登山者と一般のキャンパーが同居するこのようなキャンプ場では、トラブルも起きやすいのである。
かみさんの「月が出ているわよ」との声で目を覚ました。時計を見ると午前3時半である。慌てて飛び起きてテントの外に出てみると、既にその月は雲に隠れてしまっていた。
「さっきまでは星も見えてたのに」
一晩中ポツポツと雫のたれる音が聞こえていたので、霧雨は止みそうにないなと油断して寝ていたのが朝寝坊の原因である。
直ぐに準備をして出かけようとすると、暗闇の中で二つの目がキラリと光っているのが見えた。下へ降りる階段の真ん中には、食い散らかされたゴミ袋の残骸が。
受付時に、たちの悪いキツネが住み着いていると注意されているはずなのに、相変わらず無防備なキャンパーがいるようだ。
登山口の入林届けに記入する。出発時刻は3時55分。頂上までは90分ほどなので、朝日が昇る瞬間は見られないかもしれない。
ヘッドランプの灯りを頼りに登山道を歩き始める。
大きな石がゴロゴロと折り重なったような道を、足元だけを照らしながら歩くのは難しい。時々、先の方まで照らして歩くルートを確認しなければ、途中で行き詰ってしまう。
気温はそれほど高くなくても、湿度が高いので、汗が噴き出てくる。
何も食べずに登りだしたものだから、直ぐにスタミナが切れてくる。
ウィダーinゼリーエネルギーインを一つ持ってきただけで、他に簡単にエネルギーを補給できる食べ物は何も用意していない。
90分くらいで登れる山だからと甘く考えていたことを反省する。
尾根の上に出てくると強風が吹きつけてきて、あっと言う間に体温が奪われ、慌てて雨具を着込んだ。
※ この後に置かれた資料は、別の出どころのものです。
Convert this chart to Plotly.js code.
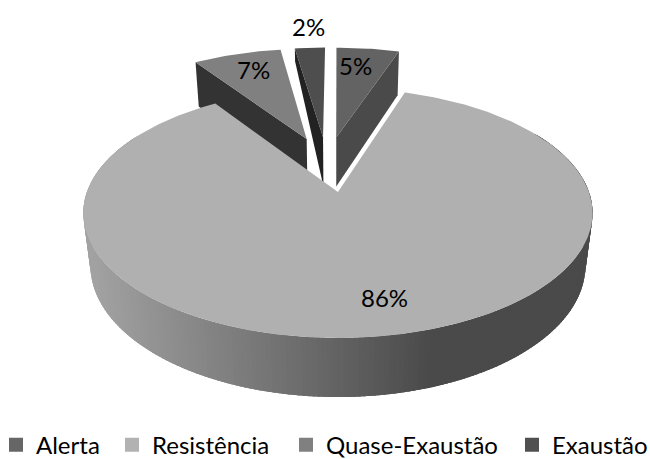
<!DOCTYPE html>
<html><head><meta charset="utf-8">
<script src="https://cdn.plot.ly/plotly-3.0.1.min.js"></script>
<style>html,body{margin:0;padding:0;background:#fff}</style></head>
<body><div id="chart" style="width:650px;height:459px"></div>
<script>
// data
const categories = ["Alerta", "Resistência", "Quase-Exaustão", "Exaustão"];
const values = [5, 85.6, 7, 2.4];
// styles
const topColors = ["#636363", "#b0b0b0", "#808080", "#4e4e4e"];
const sideColors = ["#4a4a4a", "#808080", "#333333", "#222222"];
const legendColors = ["#666666", "#b2b2b2", "#808080", "#505050"];
const labelX = [355, 384, 253, 308];
const labelY = [65, 297, 69, 26];
const legendLeft = [-4, 112, 286, 512];

// projection of the tilted pie plane onto page pixels
const R = 251, cx = 338, tilt = 0.168;
function projTop(u, v) { const w = 1 + tilt * v; return [cx + R * u / w, (192 - 89.2 * v) / w]; }
function projBot(u, v) { const w = 1.028 + tilt * v; return [cx + R * u / w, (250.8 - 90.6 * v) / w]; }
const explode = 0.245, u0 = -0.034, v0 = 0.2425, backShift = -0.012;
const rad = d => d * Math.PI / 180;

const total = values.reduce((a, b) => a + b, 0);
const largest = values.indexOf(Math.max(...values));
let acc = 0;
const slices = values.map((val, i) => {
  const a = acc / total * 360; acc += val; const b = acc / total * 360;
  const m = rad((a + b) / 2);
  return { a, b, i, u: u0 + explode * Math.sin(m) + (i === largest ? 0 : backShift), v: v0 + explode * Math.cos(m) };
});
const pt = (s, deg, proj) => proj(s.u + Math.sin(rad(deg)), s.v + Math.cos(rad(deg)));
const apex = (s, proj) => proj(s.u, s.v);

function poly(points, color) {
  return { type: "scatter", mode: "lines", x: points.map(p => p[0]), y: points.map(p => p[1]),
    fill: "toself", fillcolor: color, line: { color: color, width: 0 },
    showlegend: false, hoverinfo: "skip" };
}
function topFace(s) {
  const pts = [apex(s, projTop)];
  for (let d = s.a; d < s.b; d += 1) pts.push(pt(s, d, projTop));
  pts.push(pt(s, s.b, projTop)); pts.push(apex(s, projTop));
  return poly(pts, topColors[s.i]);
}
function cutFace(s, deg, outerDepth) {
  const t = pt(s, deg, projTop), b = pt(s, deg, projBot), k = outerDepth === undefined ? 1 : outerDepth;
  return poly([apex(s, projTop), t, [t[0] + (b[0] - t[0]) * k, t[1] + (b[1] - t[1]) * k], apex(s, projBot)], sideColors[s.i]);
}
const traces = [];
const [sA, sR, sQ, sE] = slices;
// back slices first
traces.push(cutFace(sQ, sQ.a), topFace(sQ));
traces.push(cutFace(sE, sE.a, 0.3), topFace(sE));
traces.push(cutFace(sA, sA.b), topFace(sA));
// front rim of the big slice, shaded left to right, overlapping to avoid seams
function rimGray(x) { const g = Math.round(Math.max(74, Math.min(162, 162 - (x - 90) * 0.259))); return `rgb(${g},${g},${g})`; }
for (let d = 300; d > 60; d -= 1) {
  const e = d - 2.5;
  const p1 = pt(sR, d, projTop), p2 = pt(sR, e, projTop), p3 = pt(sR, e, projBot), p4 = pt(sR, d, projBot);
  traces.push(poly([p1, p2, p3, p4], rimGray(p1[0])));
}
traces.push(topFace(sR));
// legend entries
const legends = {};
categories.forEach((c, i) => {
  const key = i === 0 ? "legend" : "legend" + (i + 1);
  traces.push({ type: "scatter", mode: "markers", x: [null], y: [null], name: c, legend: key,
    marker: { color: legendColors[i], symbol: "square", size: 14 }, hoverinfo: "skip" });
  legends[key] = { orientation: "h", x: legendLeft[i] / 650, y: -0.019, xanchor: "left", yanchor: "bottom",
    bgcolor: "rgba(0,0,0,0)", font: { family: "Lato", size: 24, color: "#000" } };
});
const annotations = values.map((v, i) => ({ x: labelX[i], y: labelY[i], xref: "x", yref: "y",
  text: Math.round(v / total * 100) + "%", showarrow: false,
  font: { family: "Lato", size: 24, color: "#000" } }));

Plotly.newPlot("chart", traces, Object.assign({
  width: 650, height: 459, margin: { l: 0, r: 0, t: 0, b: 0, autoexpand: false },
  paper_bgcolor: "#fff", plot_bgcolor: "#fff",
  xaxis: { range: [0, 650], visible: false, fixedrange: true },
  yaxis: { range: [459, 0], visible: false, fixedrange: true },
  showlegend: true, annotations
}, legends), { displayModeBar: false, staticPlot: true });
</script></body></html>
上空の雲の切れ間から満月が顔を出したのに気が付き、カメラを取り出す。
その間にも次の雲が直ぐにかかってきて、ギリギリのタイミングでその姿を撮影することができた。
結局、私が月の姿を見られたのはこの一瞬だけであった
ヘッドランプの灯りも必要ないくらいに周囲が明るくなってきた。
周りを取り囲んでいた雲が風に吹き飛ばされ、斜面の向こうに下界の様子が僅かに見えている。
そして、山の陰の方で空が赤く染まってきているのも確認できる。
頂上まではまだ少しあるけれど、疲れた体に鞭打って、再び霧に覆われて真っ白になった風景の中を登り続けた。
そしてようやく霧の中をアンヌプリの山頂に到着。
先に登ったかみさんが「太陽が見えるわ!早く早く!」と叫んでるのを聞いて、慌てて私も山頂に駆け上がった。
下から次々と湧き上がってくる雲が薄くなった瞬間、その向こうに赤くぼんやりと光る太陽の姿を確認できた。
直ぐにまた雲に隠される太陽。
その間に山頂の東端まで歩いて、雲が晴れるのを待っていると、ついに完全な姿の太陽が下界に広がる雲海の上に姿を現したのである。
山の女神が私達に微笑んでくれたのだ。
しかしそれは一瞬の微笑だった。また直ぐに雲に飲み込まれて、その後はいくら待っても二度と姿を現すことはなかった。